#### [EXERCISE TASK]
Transcribe all of the material below word for word and leave out its pictures.

* Begin DATA SEGMENT *

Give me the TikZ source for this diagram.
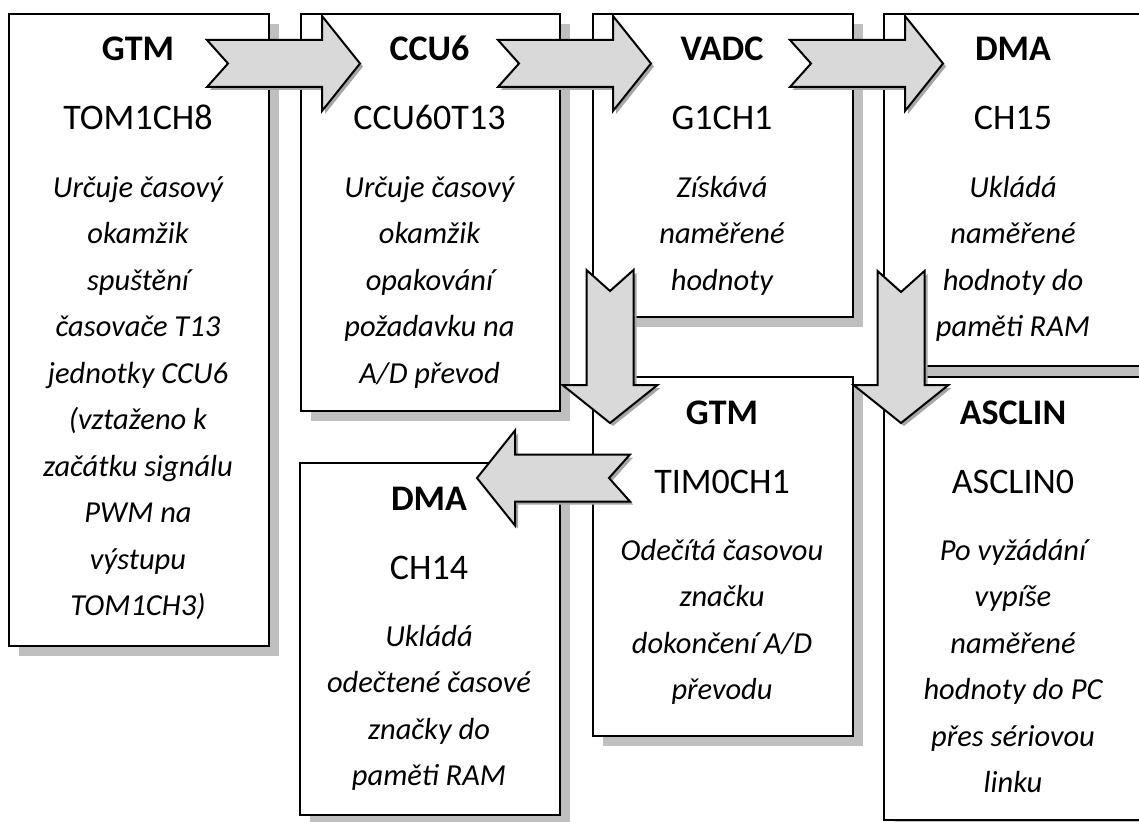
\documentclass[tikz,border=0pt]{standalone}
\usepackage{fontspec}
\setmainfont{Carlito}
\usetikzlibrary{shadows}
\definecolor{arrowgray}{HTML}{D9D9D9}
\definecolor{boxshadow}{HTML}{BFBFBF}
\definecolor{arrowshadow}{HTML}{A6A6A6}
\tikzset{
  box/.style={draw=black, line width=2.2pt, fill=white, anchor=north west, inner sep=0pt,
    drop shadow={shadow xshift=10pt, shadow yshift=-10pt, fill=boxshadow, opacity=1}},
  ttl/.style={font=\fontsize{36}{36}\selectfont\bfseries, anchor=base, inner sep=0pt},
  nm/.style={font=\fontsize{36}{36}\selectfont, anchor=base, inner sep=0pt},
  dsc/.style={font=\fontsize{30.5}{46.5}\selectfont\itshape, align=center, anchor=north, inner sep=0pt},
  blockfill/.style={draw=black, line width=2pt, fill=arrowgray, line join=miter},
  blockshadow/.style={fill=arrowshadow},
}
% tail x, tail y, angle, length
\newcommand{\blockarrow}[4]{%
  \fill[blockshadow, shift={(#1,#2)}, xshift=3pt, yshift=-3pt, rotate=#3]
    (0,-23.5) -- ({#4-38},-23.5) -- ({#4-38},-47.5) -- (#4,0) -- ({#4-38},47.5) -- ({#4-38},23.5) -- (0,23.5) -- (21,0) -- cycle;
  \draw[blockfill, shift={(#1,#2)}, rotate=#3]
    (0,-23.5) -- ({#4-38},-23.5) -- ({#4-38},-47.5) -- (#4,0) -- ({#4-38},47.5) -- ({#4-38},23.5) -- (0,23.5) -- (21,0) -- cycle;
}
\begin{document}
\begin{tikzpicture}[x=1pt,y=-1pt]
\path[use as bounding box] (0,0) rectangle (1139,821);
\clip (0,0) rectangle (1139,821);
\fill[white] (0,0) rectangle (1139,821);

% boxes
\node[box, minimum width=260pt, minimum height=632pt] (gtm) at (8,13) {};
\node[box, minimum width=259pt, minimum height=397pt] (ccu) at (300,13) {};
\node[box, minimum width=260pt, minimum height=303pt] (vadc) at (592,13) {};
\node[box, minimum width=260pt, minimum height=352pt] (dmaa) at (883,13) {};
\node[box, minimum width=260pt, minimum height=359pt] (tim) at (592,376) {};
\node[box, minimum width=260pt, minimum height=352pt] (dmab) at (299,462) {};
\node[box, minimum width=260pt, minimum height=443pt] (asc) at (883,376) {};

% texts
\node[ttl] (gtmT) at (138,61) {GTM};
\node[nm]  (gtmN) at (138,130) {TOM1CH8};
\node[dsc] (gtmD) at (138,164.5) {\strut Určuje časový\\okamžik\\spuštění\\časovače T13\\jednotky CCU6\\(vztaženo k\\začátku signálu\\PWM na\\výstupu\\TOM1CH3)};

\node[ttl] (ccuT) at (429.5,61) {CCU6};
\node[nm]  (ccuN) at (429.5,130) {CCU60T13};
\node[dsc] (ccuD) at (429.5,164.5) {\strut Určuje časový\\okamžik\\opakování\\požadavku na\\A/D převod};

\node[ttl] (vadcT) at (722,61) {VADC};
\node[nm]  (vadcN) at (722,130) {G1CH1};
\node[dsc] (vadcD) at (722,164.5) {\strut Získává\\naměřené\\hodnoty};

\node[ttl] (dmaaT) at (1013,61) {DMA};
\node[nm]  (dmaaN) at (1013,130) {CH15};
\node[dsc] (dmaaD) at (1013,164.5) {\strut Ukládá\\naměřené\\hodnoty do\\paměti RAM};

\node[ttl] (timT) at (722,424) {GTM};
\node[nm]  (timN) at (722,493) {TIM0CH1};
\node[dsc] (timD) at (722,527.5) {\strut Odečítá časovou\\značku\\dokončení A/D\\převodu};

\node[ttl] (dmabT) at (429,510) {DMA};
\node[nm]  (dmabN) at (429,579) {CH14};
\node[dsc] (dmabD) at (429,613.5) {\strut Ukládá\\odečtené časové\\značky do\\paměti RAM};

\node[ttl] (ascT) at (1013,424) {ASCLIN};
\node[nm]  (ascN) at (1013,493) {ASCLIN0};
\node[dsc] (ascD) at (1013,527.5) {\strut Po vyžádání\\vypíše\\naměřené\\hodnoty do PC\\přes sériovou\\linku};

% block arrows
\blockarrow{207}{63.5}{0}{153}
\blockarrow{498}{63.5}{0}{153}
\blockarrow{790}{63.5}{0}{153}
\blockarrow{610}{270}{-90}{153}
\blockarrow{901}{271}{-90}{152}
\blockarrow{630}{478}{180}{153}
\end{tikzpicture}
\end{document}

* End DATA SEGMENT *

#### [SOLUTION TO THIS PROBLEM]
Give me the TikZ source for this diagram.
\documentclass[tikz,border=0pt]{standalone}
\usepackage{fontspec}
\setmainfont{Carlito}
\usetikzlibrary{shadows}
\definecolor{arrowgray}{HTML}{D9D9D9}
\definecolor{boxshadow}{HTML}{BFBFBF}
\definecolor{arrowshadow}{HTML}{A6A6A6}
\tikzset{
  box/.style={draw=black, line width=2.2pt, fill=white, anchor=north west, inner sep=0pt,
    drop shadow={shadow xshift=10pt, shadow yshift=-10pt, fill=boxshadow, opacity=1}},
  ttl/.style={font=\fontsize{36}{36}\selectfont\bfseries, anchor=base, inner sep=0pt},
  nm/.style={font=\fontsize{36}{36}\selectfont, anchor=base, inner sep=0pt},
  dsc/.style={font=\fontsize{30.5}{46.5}\selectfont\itshape, align=center, anchor=north, inner sep=0pt},
  blockfill/.style={draw=black, line width=2pt, fill=arrowgray, line join=miter},
  blockshadow/.style={fill=arrowshadow},
}
% tail x, tail y, angle, length
\newcommand{\blockarrow}[4]{%
  \fill[blockshadow, shift={(#1,#2)}, xshift=3pt, yshift=-3pt, rotate=#3]
    (0,-23.5) -- ({#4-38},-23.5) -- ({#4-38},-47.5) -- (#4,0) -- ({#4-38},47.5) -- ({#4-38},23.5) -- (0,23.5) -- (21,0) -- cycle;
  \draw[blockfill, shift={(#1,#2)}, rotate=#3]
    (0,-23.5) -- ({#4-38},-23.5) -- ({#4-38},-47.5) -- (#4,0) -- ({#4-38},47.5) -- ({#4-38},23.5) -- (0,23.5) -- (21,0) -- cycle;
}
\begin{document}
\begin{tikzpicture}[x=1pt,y=-1pt]
\path[use as bounding box] (0,0) rectangle (1139,821);
\clip (0,0) rectangle (1139,821);
\fill[white] (0,0) rectangle (1139,821);

% boxes
\node[box, minimum width=260pt, minimum height=632pt] (gtm) at (8,13) {};
\node[box, minimum width=259pt, minimum height=397pt] (ccu) at (300,13) {};
\node[box, minimum width=260pt, minimum height=303pt] (vadc) at (592,13) {};
\node[box, minimum width=260pt, minimum height=352pt] (dmaa) at (883,13) {};
\node[box, minimum width=260pt, minimum height=359pt] (tim) at (592,376) {};
\node[box, minimum width=260pt, minimum height=352pt] (dmab) at (299,462) {};
\node[box, minimum width=260pt, minimum height=443pt] (asc) at (883,376) {};

% texts
\node[ttl] (gtmT) at (138,61) {GTM};
\node[nm]  (gtmN) at (138,130) {TOM1CH8};
\node[dsc] (gtmD) at (138,164.5) {\strut Určuje časový\\okamžik\\spuštění\\časovače T13\\jednotky CCU6\\(vztaženo k\\začátku signálu\\PWM na\\výstupu\\TOM1CH3)};

\node[ttl] (ccuT) at (429.5,61) {CCU6};
\node[nm]  (ccuN) at (429.5,130) {CCU60T13};
\node[dsc] (ccuD) at (429.5,164.5) {\strut Určuje časový\\okamžik\\opakování\\požadavku na\\A/D převod};

\node[ttl] (vadcT) at (722,61) {VADC};
\node[nm]  (vadcN) at (722,130) {G1CH1};
\node[dsc] (vadcD) at (722,164.5) {\strut Získává\\naměřené\\hodnoty};

\node[ttl] (dmaaT) at (1013,61) {DMA};
\node[nm]  (dmaaN) at (1013,130) {CH15};
\node[dsc] (dmaaD) at (1013,164.5) {\strut Ukládá\\naměřené\\hodnoty do\\paměti RAM};

\node[ttl] (timT) at (722,424) {GTM};
\node[nm]  (timN) at (722,493) {TIM0CH1};
\node[dsc] (timD) at (722,527.5) {\strut Odečítá časovou\\značku\\dokončení A/D\\převodu};

\node[ttl] (dmabT) at (429,510) {DMA};
\node[nm]  (dmabN) at (429,579) {CH14};
\node[dsc] (dmabD) at (429,613.5) {\strut Ukládá\\odečtené časové\\značky do\\paměti RAM};

\node[ttl] (ascT) at (1013,424) {ASCLIN};
\node[nm]  (ascN) at (1013,493) {ASCLIN0};
\node[dsc] (ascD) at (1013,527.5) {\strut Po vyžádání\\vypíše\\naměřené\\hodnoty do PC\\přes sériovou\\linku};

% block arrows
\blockarrow{207}{63.5}{0}{153}
\blockarrow{498}{63.5}{0}{153}
\blockarrow{790}{63.5}{0}{153}
\blockarrow{610}{270}{-90}{153}
\blockarrow{901}{271}{-90}{152}
\blockarrow{630}{478}{180}{153}
\end{tikzpicture}
\end{document}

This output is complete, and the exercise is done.